Geotagging reveals Wikipedia is not quite so equal after all

Some slices are bigger than others. jzawdubya, CC BY-SA

Wikipedia is often seen as a great equaliser. Every day, hundreds of thousands of people collaborate on a seemingly endless range of topics by writing, editing and discussing articles, and uploading images and video content. But it’s starting to look like global coverage on Wikipedia is far from equal. This now ubiquitous source of information offers everything you could want to know about the US and Europe but far less about any other parts of the world.

This structural openness of Wikipedia is one of its biggest strengths. Academic and activist Lawrence Lessig even describes the online encyclopedia as “a technology to equalise the opportunity that people have to access and participate in the construction of knowledge and culture, regardless of their geographic placing”.

But despite Wikipedia’s openness, there are fears that the platform is simply reproducing the most established worldviews. Knowledge created in the developed world appears to be growing at the expense of viewpoints coming from developing countries. Indeed, there are indications that global coverage in the encyclopedia is far from “equal”, with some parts of the world heavily represented on the platform, and others largely left out.

For a start, if you look at articles published about specific places such as monuments, buildings, festivals, battlefields, countries, or mountains, the imbalance is striking. Europe and North America account for a staggering 84% of these “geotagged” articles. Almost all of Africa is poorly represented in the encyclopedia, too. In fact, there are more Wikipedia articles written about Antarctica (14,959) than any country in Africa. And while there are just over 94,000 geotagged articles related to Japan, there are only 88,342 on the entire Middle East and North Africa region.

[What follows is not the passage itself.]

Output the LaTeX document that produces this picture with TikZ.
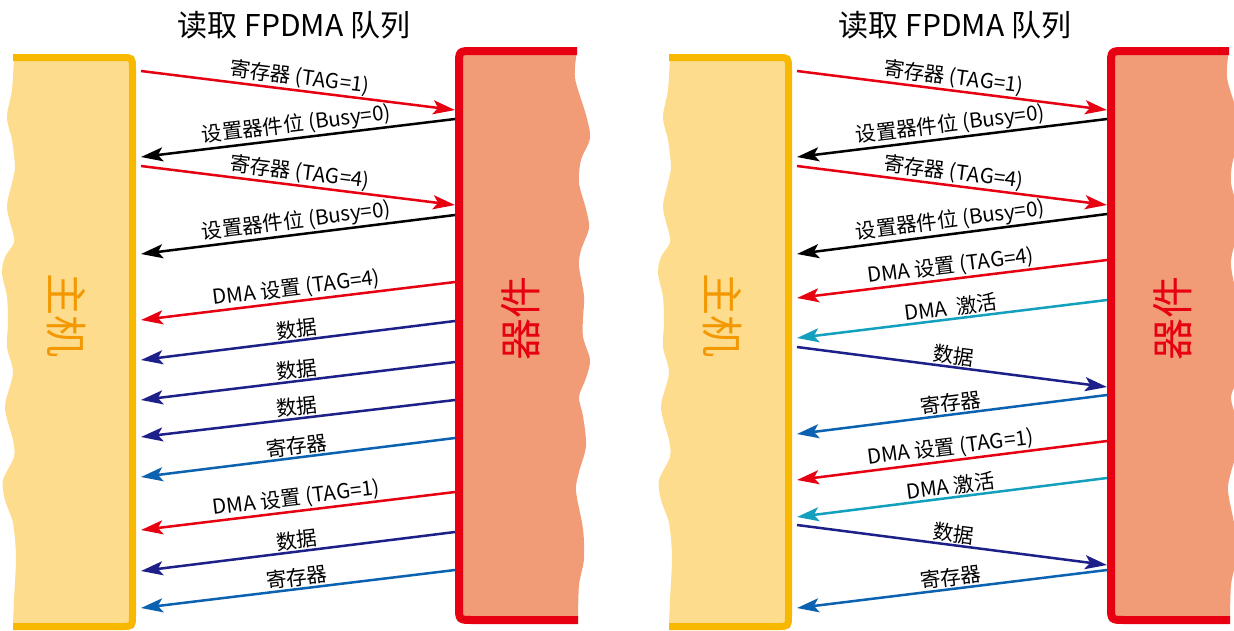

Total number of geotagged Wikipedia articles across 44 surveyed languages. Graham, M., Hogan, B., Straumann, R. K., and Medhat, A. 2014. Uneven Geographies of User-Generated Information: Patterns of Increasing Informational Poverty. Annals of the Association of American Geographers (forthcoming).

When you think of the spread in terms of the way the world’s population is spread, the picture is equally startling. Even though 60% of the world’s population is concentrated in Asia, less than 10% of Wikipedia articles relate to the region. The same is true in reverse for Europe, which is home to around 10% of the world’s population but accounts for nearly 60% of geotagged Wikipedia articles.

Number of regional geotagged articles and population. Graham, M., S. Hale & M. Stephens. 2011. Geographies of the World's Knowledge. Convoco! Edition.

There is an imbalance in the languages used on Wikipedia too. Most articles written about European and East Asian countries are written in their dominant languages. Articles about the Czech Republic, for example, are mostly written in Czech. But for much of the Global South we see a dominance of articles written in English. English dominates across much of Africa and the Middle East and even parts of South and Central America.

Dominant language of Wikipedia articles (by country). Graham, M., Hogan, B., Straumann, R. K., and Medhat, A. 2014. Uneven Geographies of User-Generated Information: Patterns of Increasing Informational Poverty. Annals of the Association of American Geographers (forthcoming).

There more Wikipedia articles in English than Arabic about almost every Arabic speaking country in the Middle East. And there are more English articles about North Korea than there are Arabic articles about either Saudi Arabia, Libya, or the United Arab Emirates. In total, there are more than 928,000 geotagged articles written in English, but only 3.23% of them are about Africa and 1.67% are about the Middle East and North Africa.

Number of geotagged articles in the English Wikipedia by country. Graham, M., Hogan, B., Straumann, R. K., and Medhat, A. 2014. Uneven Geographies of User-Generated Information: Patterns of Increasing Informational Poverty. Annals of the Association of American Geographers (forthcoming).

All this matters because fundamentally different narratives can be, and are, created about places and topics in different languages.

Beyond English

Even on the Arabic Wikipedia, there are geographical imbalances. There are a relatively high number of articles about Algeria and Syria, as well as about the US, Italy, Spain, Russia and Greece but substantially fewer about a number of Arabic speaking countries, including Egypt, Morocco, and Saudi Arabia. Indeed, there are only 433 geotagged articles about Egypt on the Arabic Wikipedia, but 2,428 about Italy and 1,988 about Spain.

Total number of geotagged articles in the Arabic Wikipedia by country Graham, M., Hogan, B., Straumann, R. K., and Medhat, A. 2014. Uneven Geographies of User-Generated Information: Patterns of Increasing Informational Poverty. Annals of the Association of American Geographers (forthcoming).

By mapping the geography of Wikipedia articles in both global and regional languages, we can begin to examine the layers of representation that “augment” the world we live in. Some parts of the world, including the Middle East, are massively underrepresented – not just in major world languages, but their own. We like to think of Wikipedia as an opportunity for anyone, anywhere to contribute information about our world but that doesn’t seem to be happening in practice. Wikipedia might not just be reflecting the world, but also reproducing new, uneven, geographies of information.